The traditional pattern at each station is simple:

Announce the station

"We adore Thee, O Christ, and we bless Thee, because by Thy Holy Cross Thou hast redeemed the world."

Meditate

Picture the scene. Place yourself there. What do you see? What do you feel? What would you say to Christ in that moment?

Pray

An Our Father, a Hail Mary, and a Glory Be. Then move to the next station.

The whole devotion takes about twenty to thirty minutes. It is longer than a quick prayer, but shorter than you might expect. And the time passes differently when you are walking.

What you carry away

People who pray the Stations regularly during Lent often say the same thing: by Good Friday, the Passion is no longer something they know about. It is something they have walked through. The distance between the historical event and their own life shrinks. The suffering of Christ stops being abstract theology and becomes something personal.

That is the gift of this devotion. It does not give you new information. It gives you proximity. When you have walked the same road fourteen times over the course of Lent, one station at a time, you arrive at Good Friday knowing where you are. You have been here before. You know this road. And you know where it leads.

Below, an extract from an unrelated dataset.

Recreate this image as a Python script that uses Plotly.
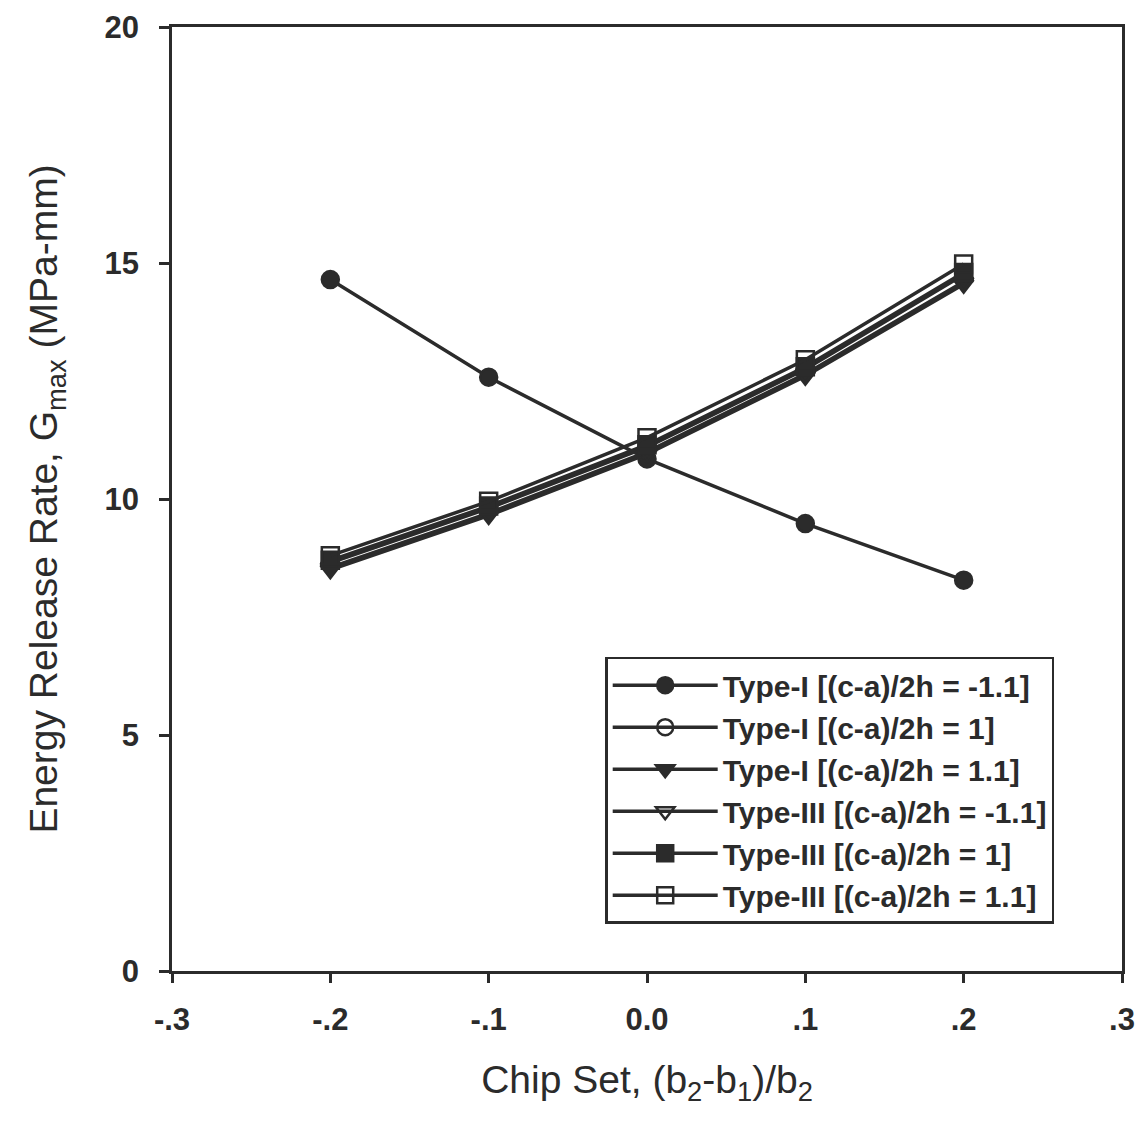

“Amen, amen I say to you, unless the grain of wheat falling into the ground die, itself remaineth alone. But if it die, it bringeth forth much fruit.”

John 12:24 (Douay-Rheims)

The Stations end at the tomb. But the tomb is not the end of the story. Every Catholic who prays this devotion during Lent knows that Easter is coming. The burial is temporary. The stone will be rolled away. And the fruit that comes from all that suffering, all that falling, all that carrying, will be more abundant than anything you could have imagined.